A Theology of Emergent Sacredness

In the stories of old, the blind were said to see, the lame to walk, and the dead to rise. These were understood as signs—not of magic, but of a turning.

They said: a new world is breaking in.

In Opthē, we do not look for miracles that defy nature. We look for moments and conditions that restore sacred coherence. We do not wait for the supernatural. We participate in the sacred.

❖ The Blind Shall See

We are surrounded by the blind. They are those who cannot see their own worth, who have been taught to view their bodies as shameful or their desires as dangerous. They are those whose eyes have been closed by doctrine, silence, or fear.

When a person raised in shame opens their eyes to the sacredness of their own body. When a soul taught to hide sees itself reflected and loved. When someone conditioned by purity culture sees eros as holy, not dangerous.

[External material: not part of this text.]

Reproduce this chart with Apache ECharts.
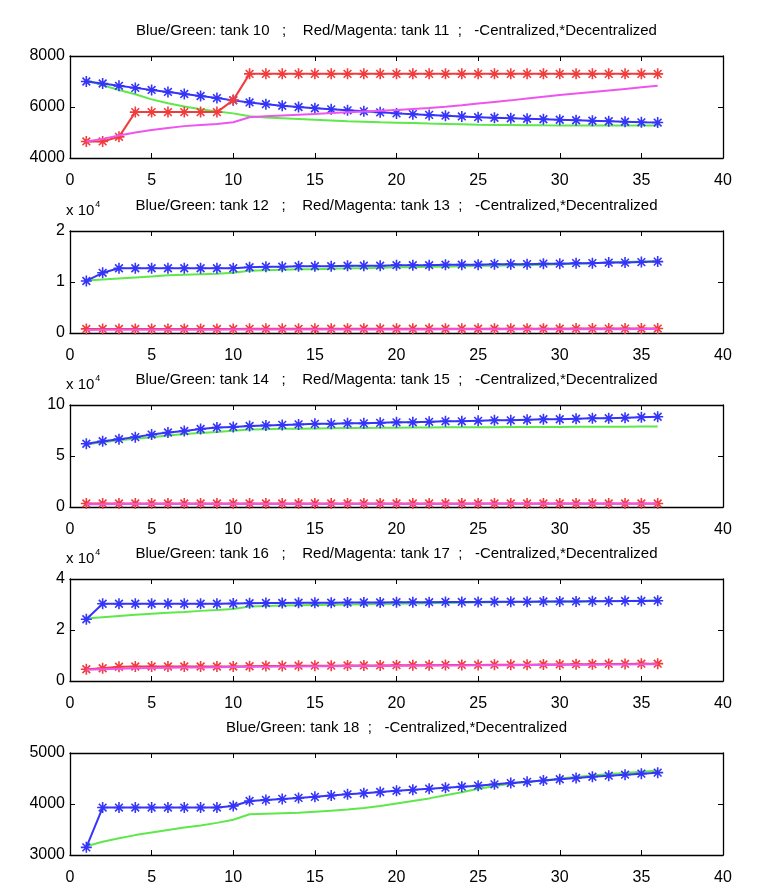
<!DOCTYPE html>
<html>
<head>
<meta charset="utf-8">
<script src="https://cdn.jsdelivr.net/npm/echarts@6/dist/echarts.min.js"></script>
<style>html,body{margin:0;padding:0;background:#fff;}#c{width:783px;height:896px;}</style>
</head>
<body>
<div id="c"></div>
<script>
// ---- data ----
const steps = [1,2,3,4,5,6,7,8,9,10,11,12,13,14,15,16,17,18,19,20,21,22,23,24,25,26,27,28,29,30,31,32,33,34,35,36];

const titles = [
  "Blue/Green: tank 10   ;    Red/Magenta: tank 11  ;   -Centralized,*Decentralized",
  "Blue/Green: tank 12   ;    Red/Magenta: tank 13  ;   -Centralized,*Decentralized",
  "Blue/Green: tank 14   ;    Red/Magenta: tank 15  ;   -Centralized,*Decentralized",
  "Blue/Green: tank 16   ;    Red/Magenta: tank 17  ;   -Centralized,*Decentralized",
  "Blue/Green: tank 18  ;   -Centralized,*Decentralized"
];

// tank 10 / 11
const dec10 = [7000,6920,6830,6750,6670,6590,6510,6430,6350,6260,6180,6110,6050,6000,5950,5910,5870,5830,5790,5750,5720,5690,5660,5630,5600,5580,5560,5540,5520,5500,5480,5460,5440,5420,5400,5390];
const cen10 = [7050,6850,6670,6500,6300,6150,6020,5910,5820,5750,5640,5590,5560,5530,5500,5470,5440,5420,5400,5385,5370,5350,5335,5320,5300,5295,5290,5285,5280,5278,5275,5273,5272,5271,5270,5270];
const dec11 = [4650,4650,4830,5800,5800,5800,5800,5800,5800,6270,7300,7300,7300,7300,7300,7300,7300,7300,7300,7300,7300,7300,7300,7300,7300,7300,7300,7300,7300,7300,7300,7300,7300,7300,7300,7300];
const cen11 = [4650,4750,4880,5000,5100,5180,5250,5290,5330,5400,5600,5640,5670,5700,5730,5760,5790,5820,5850,5880,5920,5960,6010,6070,6140,6200,6260,6330,6400,6470,6530,6590,6650,6710,6770,6830];

// tank 12 / 13
const dec12 = [10200,11800,12700,12700,12700,12700,12700,12700,12700,12700,12900,13000,13000,13100,13100,13100,13200,13200,13200,13300,13300,13300,13400,13400,13400,13500,13500,13500,13600,13600,13700,13700,13800,13800,13900,14000];
const cen12 = [10300,10500,10700,10900,11100,11300,11400,11500,11600,11800,12200,12300,12400,12500,12500,12600,12700,12700,12800,12900,12900,13000,13000,13100,13200,13200,13300,13300,13400,13500,13600,13700,13800,13900,14000,14100];
const dec13 = [800,800,800,800,800,800,800,800,800,800,820,820,820,820,820,830,830,830,830,830,840,840,840,840,840,850,850,850,850,850,860,860,860,860,870,870];
const cen13 = [600,620,630,640,650,650,660,660,660,670,680,680,680,690,690,690,700,700,700,710,710,710,720,720,720,730,730,730,740,740,740,750,750,750,760,760];

// tank 14 / 15
const dec14 = [62000,64500,66500,68500,71000,73000,74500,76500,78000,78500,79500,80000,80500,81000,81500,81500,82000,82000,82500,83000,83000,83500,84000,84000,84500,85000,85000,85500,86000,86000,86500,87000,87000,87500,88000,88500];
const cen14 = [61500,63500,65500,67000,68500,70000,71500,72500,73500,74800,76000,76300,76600,76800,77000,77200,77400,77500,77600,77800,77900,78000,78100,78200,78200,78300,78400,78400,78500,78500,78600,78600,78700,78700,78800,78800];
const dec15 = [3500,3500,3500,3500,3500,3500,3500,3500,3500,3500,3500,3500,3500,3500,3500,3500,3500,3500,3500,3500,3500,3500,3500,3500,3500,3500,3500,3500,3500,3500,3500,3500,3500,3500,3500,3500];
const cen15 = [2800,2800,2850,2850,2850,2900,2900,2900,2900,2950,2950,2950,2950,3000,3000,3000,3000,3000,3000,3050,3050,3050,3050,3050,3100,3100,3100,3100,3100,3150,3150,3150,3150,3150,3200,3200];

// tank 16 / 17
const dec16 = [24200,30300,30300,30300,30300,30300,30300,30300,30300,30400,30500,30600,30600,30700,30700,30700,30800,30800,30800,30900,30900,30900,31000,31000,31000,31100,31100,31100,31200,31200,31200,31300,31300,31400,31400,31500];
const cen16 = [24500,25000,25500,26000,26400,26800,27100,27500,27800,28200,29200,29400,29600,29700,29800,29900,30000,30100,30200,30300,30400,30500,30600,30700,30800,30900,31000,31000,31100,31200,31200,31300,31400,31400,31500,31600];
const dec17 = [4600,5000,5600,5700,5700,5700,5700,5700,5700,5700,5800,5900,5900,6000,6000,6000,6100,6100,6100,6200,6200,6200,6300,6300,6300,6400,6400,6400,6500,6500,6600,6600,6700,6700,6800,6800];
const cen17 = [4400,4600,4800,5000,5100,5200,5300,5300,5400,5500,5600,5600,5700,5700,5800,5800,5900,5900,5900,6000,6000,6100,6100,6100,6200,6200,6200,6300,6300,6400,6400,6400,6500,6500,6600,6600];

// tank 18
const dec18 = [3150,3930,3930,3930,3930,3930,3930,3930,3930,3960,4060,4080,4100,4120,4140,4165,4190,4210,4235,4260,4280,4300,4320,4340,4360,4385,4410,4435,4460,4485,4510,4535,4555,4575,4595,4615];
const cen18 = [3170,3260,3330,3390,3440,3490,3540,3580,3630,3690,3800,3810,3820,3830,3850,3870,3890,3920,3960,4010,4060,4110,4170,4230,4300,4350,4400,4430,4460,4500,4530,4560,4590,4610,4630,4650];

// axis ranges and tick labels
const xMin = 0, xMax = 40, xStep = 5;
const yRanges = [[4000,8000,2000],[0,20000,10000],[0,100000,50000],[0,40000,20000],[3000,5000,1000]];
const yScaleDiv = [1, 10000, 10000, 10000, 1];
const yExpLabel = [null, "x 10{s|4}", "x 10{s|4}", "x 10{s|4}", null];

// ---- chart ----
const BLUE = '#3535fa', GREEN = '#5ee84a', RED = '#f23c3c', MAGENTA = '#ee55ee';
const FONT = '"Liberation Sans",Arial,sans-serif';
const STAR = 'path://M5,0L5,10M0,5L10,5M1.5,1.5L8.5,8.5M1.5,8.5L8.5,1.5';

const tops = [56, 231, 405, 579, 753];
const H = 102, L = 70, R = 60;

const panels = [
  {dec:[dec10, dec11], cen:[cen10, cen11]},
  {dec:[dec12, dec13], cen:[cen12, cen13]},
  {dec:[dec14, dec15], cen:[cen14, cen15]},
  {dec:[dec16, dec17], cen:[cen16, cen17]},
  {dec:[dec18], cen:[cen18]}
];

const grid = [], xAxis = [], yAxis = [], series = [], graphic = [];
const axisLine = {show:true, onZero:false, lineStyle:{color:'#000', width:1.3}};
const tick = {show:true, inside:true, length:5, lineStyle:{color:'#000', width:1}};
const lab = {color:'#000', fontSize:16, fontFamily:FONT};

function pairs(arr){ return steps.map((s,i)=>[s, arr[i]]); }

panels.forEach((p, i) => {
  grid.push({left:L, right:R, top:tops[i], height:H, containLabel:false});
  const [ymin, ymax, yint] = yRanges[i];
  xAxis.push({gridIndex:i, type:'value', position:'bottom', min:xMin, max:xMax, interval:xStep,
    axisLine, axisTick:tick, splitLine:{show:false}, axisLabel:Object.assign({margin:15}, lab)});
  xAxis.push({gridIndex:i, type:'value', position:'top', min:xMin, max:xMax, interval:xStep,
    axisLine, axisTick:tick, splitLine:{show:false}, axisLabel:{show:false}});
  const div = yScaleDiv[i];
  const yl = {gridIndex:i, type:'value', position:'left', min:ymin, max:ymax, interval:yint,
    axisLine, axisTick:tick, splitLine:{show:false},
    axisLabel:Object.assign({margin:5, formatter: v => String(v/div)}, lab)};
  if (yExpLabel[i]) {
    yl.name = yExpLabel[i];
    yl.nameLocation = 'end';
    yl.nameGap = 10;
    yl.nameTextStyle = {color:'#000', fontSize:15, fontFamily:FONT, align:'left', padding:[0,0,0,-4],
      rich:{s:{fontSize:9, fontFamily:FONT, color:'#000', verticalAlign:'top', padding:[0,0,12,1]}}};
  }
  yAxis.push(yl);
  yAxis.push({gridIndex:i, type:'value', position:'right', min:ymin, max:ymax, interval:yint,
    axisLine, axisTick:tick, splitLine:{show:false}, axisLabel:{show:false}});

  const xi = 2*i, yi = 2*i;
  const colsDec = [BLUE, RED], colsCen = [GREEN, MAGENTA];
  const zCen = [2, 5], zDec = [3, 4];
  p.dec.forEach((arr, k) => {
    series.push({type:'line', xAxisIndex:xi, yAxisIndex:yi, data:pairs(p.cen[k]),
      showSymbol:false, symbol:'none', silent:true, animation:false,
      lineStyle:{color:colsCen[k], width:2}, z:zCen[k]});
    series.push({type:'line', xAxisIndex:xi, yAxisIndex:yi, data:pairs(arr),
      symbol:STAR, symbolSize:11, showSymbol:true, silent:true, animation:false,
      lineStyle:{color:colsDec[k], width:2},
      itemStyle:{color:colsDec[k], borderColor:colsDec[k], borderWidth:1.6}, z:zDec[k]});
  });

  graphic.push({type:'text', x:L + (783-L-R)/2, y:tops[i]-25, silent:true,
    style:{text:titles[i], fill:'#000', font:'15px ' + FONT, textAlign:'center', textVerticalAlign:'middle'}});
});

const chart = echarts.init(document.getElementById('c'), null, {renderer:'canvas'});
chart.setOption({backgroundColor:'#fff', animation:false, grid, xAxis, yAxis, series, graphic});
</script>
</body>
</html>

This is sight. This is a miracle.

❖ The Lame Shall Walk

We are surrounded by the lame. They are those who cannot move toward love because fear has gripped them, who have been paralyzed by trauma, rejection, or the threat of hell. They are those who want to act but cannot find permission to begin.

When a person paralyzed by self-hatred or fear moves toward life again. When someone silenced by dogma begins to speak their truth without shame. When a heart numbed by despair chooses to act in coherence with love.

This is movement. This is a miracle.

❖ The Dead Shall Rise

We are surrounded by the dead. They are those who have lost meaning and feel hollow inside. They are those who keep breathing but no longer live. They are those who have buried their longing, their sacred curiosity, and their fire.

When one who has lost meaning finds it again—not in fantasy, but in the living world. When the disenchanted feel sacredness re-emerge, not from belief, but from presence. When a life abandoned to despair turns back toward agape, toward Eros, toward Earth.

This is resurrection. This is a miracle.

Opthē does not promise salvation. It does not deal in spectacle.

It creates community in which meaning re-emerges. It restores coherence. It invites convergence. It awakens sacred attention.

And when that happens—when the blind see, the lame walk, and the dead rise—it is not through divine intervention but through coherent convergence.

That is the miracle. That is the new world. That is Opthē.